## TASK STATEMENT
Leave the pictures out and quote every line from the start of the listing to the line with "from matplotlib.ticker import MultipleLocator", inclusive.

....................

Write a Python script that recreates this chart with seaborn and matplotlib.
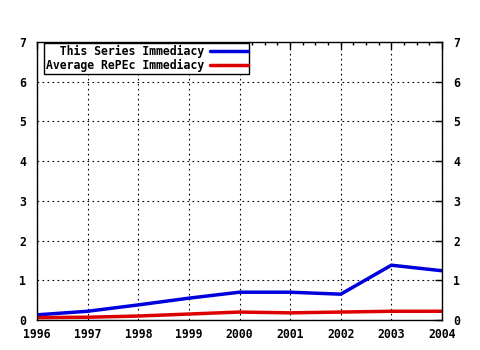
import matplotlib
matplotlib.use("Agg")
import matplotlib.pyplot as plt
import seaborn as sns
import pandas as pd
from matplotlib.ticker import MultipleLocator

years = [1996, 1997, 1998, 1999, 2000, 2001, 2002, 2003, 2004]
series_immediacy = [0.13, 0.22, 0.38, 0.55, 0.70, 0.70, 0.65, 1.38, 1.24]
repec_immediacy = [0.06, 0.07, 0.10, 0.15, 0.20, 0.18, 0.20, 0.22, 0.22]
labels = ["  This Series Immediacy", "Average RePEc Immediacy"]

df = pd.concat([
    pd.DataFrame({"year": years, "value": series_immediacy, "series": labels[0]}),
    pd.DataFrame({"year": years, "value": repec_immediacy, "series": labels[1]}),
])

sns.set_style("white")
plt.rcParams['font.family'] = ['DejaVu Sans Mono']
plt.rcParams['font.weight'] = 'bold'
plt.rcParams['text.color'] = 'black'

fs = 8.3
fig = plt.figure(figsize=(4.8, 3.5), dpi=100)
ax = fig.add_axes([37/480, 1 - 320/350, 405/480, 278/350])

sns.lineplot(data=df, x="year", y="value", hue="series",
             palette={labels[0]: "#0000dd", labels[1]: "#dd0000"},
             linewidth=2.5, ax=ax)

ax.set_xlim(1996, 2004)
ax.set_ylim(0, 7)
ax.set_xticks(years)
ax.set_xticklabels([str(y) for y in years], fontsize=fs, fontweight='bold')
ax.set_yticks(range(0, 8))
ax.set_yticklabels([str(v) for v in range(0, 8)], fontsize=fs, fontweight='bold')
ax.xaxis.set_minor_locator(MultipleLocator(0.25))
ax.set_xlabel("")
ax.set_ylabel("")
ax.grid(True, which='major', linestyle=(0, (1.5, 3)), color='black', linewidth=0.8)
ax.tick_params(axis='both', which='both', direction='in', top=True, right=True,
               labelright=True, colors='black')
ax.tick_params(which='major', length=5, width=1)
ax.tick_params(which='minor', length=2.5, width=1)
ax.tick_params(axis='x', pad=6)
ax.tick_params(axis='y', pad=8)
for s in ax.spines.values():
    s.set_color('black')
    s.set_linewidth(1)

leg = ax.legend(loc='upper left', bbox_to_anchor=(7/405, 1 - 1/278), markerfirst=False,
                frameon=True, fancybox=False, edgecolor='black', framealpha=1,
                prop={'family': 'DejaVu Sans Mono', 'weight': 'bold', 'size': fs},
                labelcolor='black',
                borderpad=0.15, labelspacing=0.1, handlelength=3.3, handletextpad=0.5,
                borderaxespad=0)
leg.get_frame().set_linewidth(1)

fig.savefig("out.png", dpi=100)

....................

## SOLUTION TO THE PROBLEM
Write a Python script that recreates this chart with seaborn and matplotlib.
import matplotlib
matplotlib.use("Agg")
import matplotlib.pyplot as plt
import seaborn as sns
import pandas as pd
from matplotlib.ticker import MultipleLocator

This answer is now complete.